Begin

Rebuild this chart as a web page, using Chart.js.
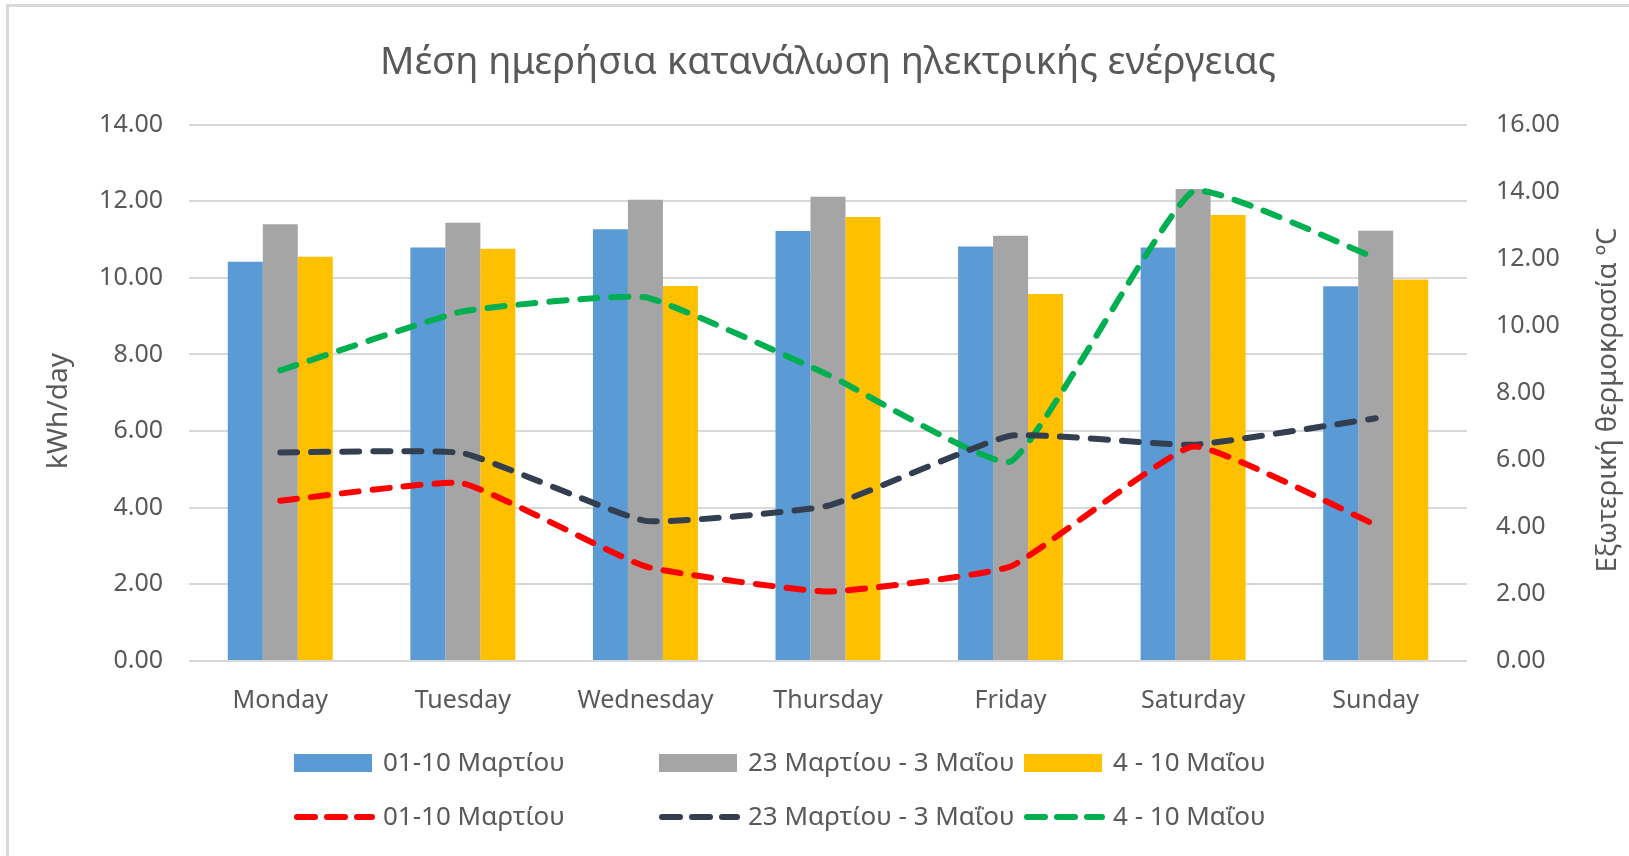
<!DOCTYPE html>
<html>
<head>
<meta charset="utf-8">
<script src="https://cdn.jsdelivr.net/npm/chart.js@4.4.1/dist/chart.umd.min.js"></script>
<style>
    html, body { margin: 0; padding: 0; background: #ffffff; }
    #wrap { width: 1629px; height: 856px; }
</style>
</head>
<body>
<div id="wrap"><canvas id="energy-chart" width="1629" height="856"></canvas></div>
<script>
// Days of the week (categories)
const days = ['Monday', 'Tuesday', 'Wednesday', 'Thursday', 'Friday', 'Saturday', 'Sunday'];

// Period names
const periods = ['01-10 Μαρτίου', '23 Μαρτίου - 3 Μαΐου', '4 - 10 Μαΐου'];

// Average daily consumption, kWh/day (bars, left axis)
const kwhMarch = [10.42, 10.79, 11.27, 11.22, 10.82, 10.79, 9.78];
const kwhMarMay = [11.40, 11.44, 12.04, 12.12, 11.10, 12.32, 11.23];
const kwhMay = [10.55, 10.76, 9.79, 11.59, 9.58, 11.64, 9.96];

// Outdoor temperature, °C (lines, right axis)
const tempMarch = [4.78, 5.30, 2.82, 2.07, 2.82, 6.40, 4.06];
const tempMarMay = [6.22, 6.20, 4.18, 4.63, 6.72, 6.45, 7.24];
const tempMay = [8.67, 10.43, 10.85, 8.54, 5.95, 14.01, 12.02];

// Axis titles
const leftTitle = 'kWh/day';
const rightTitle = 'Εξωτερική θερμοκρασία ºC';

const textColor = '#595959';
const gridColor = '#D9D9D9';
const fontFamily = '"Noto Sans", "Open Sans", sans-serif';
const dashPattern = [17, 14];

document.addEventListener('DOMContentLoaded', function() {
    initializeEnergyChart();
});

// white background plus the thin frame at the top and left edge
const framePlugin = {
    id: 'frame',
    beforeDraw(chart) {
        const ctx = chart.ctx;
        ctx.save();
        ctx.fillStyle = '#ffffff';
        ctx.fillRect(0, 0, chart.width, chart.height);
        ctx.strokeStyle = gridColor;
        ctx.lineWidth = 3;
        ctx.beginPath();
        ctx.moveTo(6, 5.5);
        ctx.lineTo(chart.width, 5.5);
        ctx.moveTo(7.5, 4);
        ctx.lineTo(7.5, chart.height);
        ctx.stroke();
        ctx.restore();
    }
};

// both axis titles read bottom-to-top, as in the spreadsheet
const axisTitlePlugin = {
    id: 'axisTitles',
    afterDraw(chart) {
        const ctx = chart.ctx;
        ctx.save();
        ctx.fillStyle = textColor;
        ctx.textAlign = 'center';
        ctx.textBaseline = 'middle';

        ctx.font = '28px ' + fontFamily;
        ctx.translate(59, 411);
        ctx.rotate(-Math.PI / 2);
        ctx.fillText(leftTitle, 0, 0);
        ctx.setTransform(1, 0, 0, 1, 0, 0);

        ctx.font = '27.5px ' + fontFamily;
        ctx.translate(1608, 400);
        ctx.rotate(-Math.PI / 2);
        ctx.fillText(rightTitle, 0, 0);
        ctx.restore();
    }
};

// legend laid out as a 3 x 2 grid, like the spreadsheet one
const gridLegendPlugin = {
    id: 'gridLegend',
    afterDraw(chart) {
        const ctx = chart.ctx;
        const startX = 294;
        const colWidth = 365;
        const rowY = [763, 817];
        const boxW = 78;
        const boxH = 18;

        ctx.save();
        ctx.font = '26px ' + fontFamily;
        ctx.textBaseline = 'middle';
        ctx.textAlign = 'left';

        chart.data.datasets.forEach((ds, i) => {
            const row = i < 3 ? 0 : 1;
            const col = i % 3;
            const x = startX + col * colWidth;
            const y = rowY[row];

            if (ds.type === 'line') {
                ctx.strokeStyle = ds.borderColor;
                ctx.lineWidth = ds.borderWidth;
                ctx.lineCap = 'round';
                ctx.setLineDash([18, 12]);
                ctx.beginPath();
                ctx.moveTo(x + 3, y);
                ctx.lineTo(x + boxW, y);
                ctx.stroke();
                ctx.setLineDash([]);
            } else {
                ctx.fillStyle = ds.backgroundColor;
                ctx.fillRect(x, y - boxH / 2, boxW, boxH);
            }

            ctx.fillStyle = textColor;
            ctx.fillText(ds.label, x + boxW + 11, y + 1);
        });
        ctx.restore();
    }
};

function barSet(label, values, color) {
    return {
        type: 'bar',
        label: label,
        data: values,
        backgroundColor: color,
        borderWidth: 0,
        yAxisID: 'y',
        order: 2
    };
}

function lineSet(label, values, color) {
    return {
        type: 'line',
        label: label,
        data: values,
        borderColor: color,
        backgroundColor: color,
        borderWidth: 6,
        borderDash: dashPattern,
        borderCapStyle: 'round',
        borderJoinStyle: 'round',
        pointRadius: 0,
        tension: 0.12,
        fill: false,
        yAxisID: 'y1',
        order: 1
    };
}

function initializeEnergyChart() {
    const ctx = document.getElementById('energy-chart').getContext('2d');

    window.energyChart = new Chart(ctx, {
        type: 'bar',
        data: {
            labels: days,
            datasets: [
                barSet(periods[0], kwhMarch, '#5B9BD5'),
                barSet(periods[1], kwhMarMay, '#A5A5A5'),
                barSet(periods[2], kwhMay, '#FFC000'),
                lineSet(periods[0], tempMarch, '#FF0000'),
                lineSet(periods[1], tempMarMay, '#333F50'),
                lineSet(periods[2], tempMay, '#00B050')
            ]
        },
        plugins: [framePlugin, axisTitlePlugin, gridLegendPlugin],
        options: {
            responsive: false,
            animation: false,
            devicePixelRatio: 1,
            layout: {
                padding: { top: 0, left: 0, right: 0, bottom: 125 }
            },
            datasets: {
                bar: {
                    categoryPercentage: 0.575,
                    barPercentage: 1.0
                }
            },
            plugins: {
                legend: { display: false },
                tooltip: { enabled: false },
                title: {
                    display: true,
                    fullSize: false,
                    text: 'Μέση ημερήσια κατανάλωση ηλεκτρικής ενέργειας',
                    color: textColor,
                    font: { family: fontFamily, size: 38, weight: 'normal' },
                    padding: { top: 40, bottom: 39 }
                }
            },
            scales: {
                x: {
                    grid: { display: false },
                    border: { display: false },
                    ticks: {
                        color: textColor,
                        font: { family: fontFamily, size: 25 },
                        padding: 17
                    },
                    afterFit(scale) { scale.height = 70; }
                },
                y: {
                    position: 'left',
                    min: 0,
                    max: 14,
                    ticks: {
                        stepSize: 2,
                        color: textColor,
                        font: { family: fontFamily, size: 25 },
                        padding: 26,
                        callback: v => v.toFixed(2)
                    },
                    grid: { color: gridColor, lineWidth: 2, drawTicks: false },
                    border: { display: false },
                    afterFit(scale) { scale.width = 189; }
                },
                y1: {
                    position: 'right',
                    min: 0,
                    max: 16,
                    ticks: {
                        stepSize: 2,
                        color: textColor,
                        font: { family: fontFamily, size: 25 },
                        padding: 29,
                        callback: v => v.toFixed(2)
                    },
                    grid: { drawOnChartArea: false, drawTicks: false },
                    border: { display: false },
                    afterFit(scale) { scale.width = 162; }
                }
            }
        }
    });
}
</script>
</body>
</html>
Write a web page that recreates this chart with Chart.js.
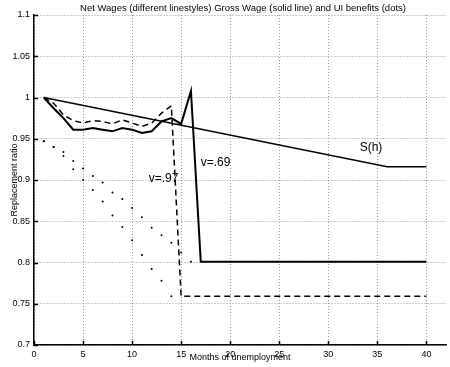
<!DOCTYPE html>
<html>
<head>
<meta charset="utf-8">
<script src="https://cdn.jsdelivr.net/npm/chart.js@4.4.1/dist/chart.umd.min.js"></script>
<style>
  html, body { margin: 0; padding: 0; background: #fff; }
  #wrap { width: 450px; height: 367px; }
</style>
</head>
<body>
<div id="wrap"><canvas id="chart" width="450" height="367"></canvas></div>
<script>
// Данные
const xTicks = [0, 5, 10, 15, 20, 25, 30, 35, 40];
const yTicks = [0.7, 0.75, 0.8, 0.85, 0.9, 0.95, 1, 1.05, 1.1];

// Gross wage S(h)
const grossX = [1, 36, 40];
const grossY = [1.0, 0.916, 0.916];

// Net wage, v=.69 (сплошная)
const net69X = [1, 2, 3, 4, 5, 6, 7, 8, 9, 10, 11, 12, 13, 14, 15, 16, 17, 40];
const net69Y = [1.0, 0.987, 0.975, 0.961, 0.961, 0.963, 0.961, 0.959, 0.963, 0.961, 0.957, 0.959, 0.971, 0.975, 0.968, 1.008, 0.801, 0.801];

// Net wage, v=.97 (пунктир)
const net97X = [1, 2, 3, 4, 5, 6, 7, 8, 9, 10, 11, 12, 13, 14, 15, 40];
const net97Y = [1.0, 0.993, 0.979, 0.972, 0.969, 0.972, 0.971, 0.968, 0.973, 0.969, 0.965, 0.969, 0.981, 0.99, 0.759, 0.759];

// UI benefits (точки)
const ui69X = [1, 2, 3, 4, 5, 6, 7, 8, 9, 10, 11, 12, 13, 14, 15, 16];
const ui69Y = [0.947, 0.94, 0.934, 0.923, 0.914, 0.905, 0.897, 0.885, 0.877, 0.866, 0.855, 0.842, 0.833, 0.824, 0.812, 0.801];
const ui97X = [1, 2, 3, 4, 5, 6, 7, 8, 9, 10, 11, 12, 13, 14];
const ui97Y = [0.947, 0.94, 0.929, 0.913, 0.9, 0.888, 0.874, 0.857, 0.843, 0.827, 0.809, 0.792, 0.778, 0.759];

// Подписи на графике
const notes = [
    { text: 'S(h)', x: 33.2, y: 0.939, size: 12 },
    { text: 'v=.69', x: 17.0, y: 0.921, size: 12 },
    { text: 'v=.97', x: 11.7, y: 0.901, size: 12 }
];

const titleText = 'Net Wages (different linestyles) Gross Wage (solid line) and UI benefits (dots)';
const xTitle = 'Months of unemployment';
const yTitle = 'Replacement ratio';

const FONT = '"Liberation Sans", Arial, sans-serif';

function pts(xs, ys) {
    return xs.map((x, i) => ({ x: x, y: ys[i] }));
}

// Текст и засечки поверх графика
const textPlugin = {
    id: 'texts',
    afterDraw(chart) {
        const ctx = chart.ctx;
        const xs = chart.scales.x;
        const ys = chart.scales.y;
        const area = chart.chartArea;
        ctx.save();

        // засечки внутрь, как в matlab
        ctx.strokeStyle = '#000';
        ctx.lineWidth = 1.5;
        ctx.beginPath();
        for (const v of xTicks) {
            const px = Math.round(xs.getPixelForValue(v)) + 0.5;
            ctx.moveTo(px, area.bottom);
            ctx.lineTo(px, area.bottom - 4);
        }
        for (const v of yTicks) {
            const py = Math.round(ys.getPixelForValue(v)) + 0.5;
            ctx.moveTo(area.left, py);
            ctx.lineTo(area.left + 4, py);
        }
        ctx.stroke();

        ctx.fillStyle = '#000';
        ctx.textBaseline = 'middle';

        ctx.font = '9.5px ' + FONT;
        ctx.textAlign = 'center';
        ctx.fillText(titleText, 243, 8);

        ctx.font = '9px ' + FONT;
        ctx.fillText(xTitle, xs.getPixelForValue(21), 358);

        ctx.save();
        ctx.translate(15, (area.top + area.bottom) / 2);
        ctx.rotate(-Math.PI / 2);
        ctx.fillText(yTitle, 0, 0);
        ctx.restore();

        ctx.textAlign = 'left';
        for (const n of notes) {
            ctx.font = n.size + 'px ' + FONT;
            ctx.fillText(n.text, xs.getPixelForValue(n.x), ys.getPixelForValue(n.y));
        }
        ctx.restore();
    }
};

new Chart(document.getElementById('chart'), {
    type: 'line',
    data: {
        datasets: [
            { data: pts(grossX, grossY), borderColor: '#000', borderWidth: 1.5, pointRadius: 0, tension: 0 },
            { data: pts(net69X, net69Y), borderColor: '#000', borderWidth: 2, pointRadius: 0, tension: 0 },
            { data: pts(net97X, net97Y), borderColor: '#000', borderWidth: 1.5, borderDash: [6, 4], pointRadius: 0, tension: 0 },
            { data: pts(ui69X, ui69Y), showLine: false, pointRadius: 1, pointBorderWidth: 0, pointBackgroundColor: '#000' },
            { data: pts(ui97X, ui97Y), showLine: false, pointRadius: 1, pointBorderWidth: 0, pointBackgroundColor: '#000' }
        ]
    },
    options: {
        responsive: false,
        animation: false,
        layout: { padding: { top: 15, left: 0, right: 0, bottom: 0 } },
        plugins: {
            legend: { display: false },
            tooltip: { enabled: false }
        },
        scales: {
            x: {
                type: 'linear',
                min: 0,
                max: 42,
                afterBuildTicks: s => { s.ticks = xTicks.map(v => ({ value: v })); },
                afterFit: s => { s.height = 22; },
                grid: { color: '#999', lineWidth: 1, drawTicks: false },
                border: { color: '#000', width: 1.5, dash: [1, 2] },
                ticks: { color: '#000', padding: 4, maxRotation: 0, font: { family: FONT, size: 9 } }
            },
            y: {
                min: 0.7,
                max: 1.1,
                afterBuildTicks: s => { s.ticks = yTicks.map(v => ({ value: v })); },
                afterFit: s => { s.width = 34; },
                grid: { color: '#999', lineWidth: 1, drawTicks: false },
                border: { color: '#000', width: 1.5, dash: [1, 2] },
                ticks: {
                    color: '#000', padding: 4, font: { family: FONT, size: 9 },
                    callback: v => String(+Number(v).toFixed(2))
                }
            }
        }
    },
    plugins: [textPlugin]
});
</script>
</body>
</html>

End

Take the lines above from the top of the records through the one with "const periods = ['01-10" and repeat them exactly, without any pictures.

Rebuild this chart as a web page, using Chart.js.
<!DOCTYPE html>
<html>
<head>
<meta charset="utf-8">
<script src="https://cdn.jsdelivr.net/npm/chart.js@4.4.1/dist/chart.umd.min.js"></script>
<style>
    html, body { margin: 0; padding: 0; background: #ffffff; }
    #wrap { width: 1629px; height: 856px; }
</style>
</head>
<body>
<div id="wrap"><canvas id="energy-chart" width="1629" height="856"></canvas></div>
<script>
// Days of the week (categories)
const days = ['Monday', 'Tuesday', 'Wednesday', 'Thursday', 'Friday', 'Saturday', 'Sunday'];

// Period names
const periods = ['01-10 Μαρτίου', '23 Μαρτίου - 3 Μαΐου', '4 - 10 Μαΐου'];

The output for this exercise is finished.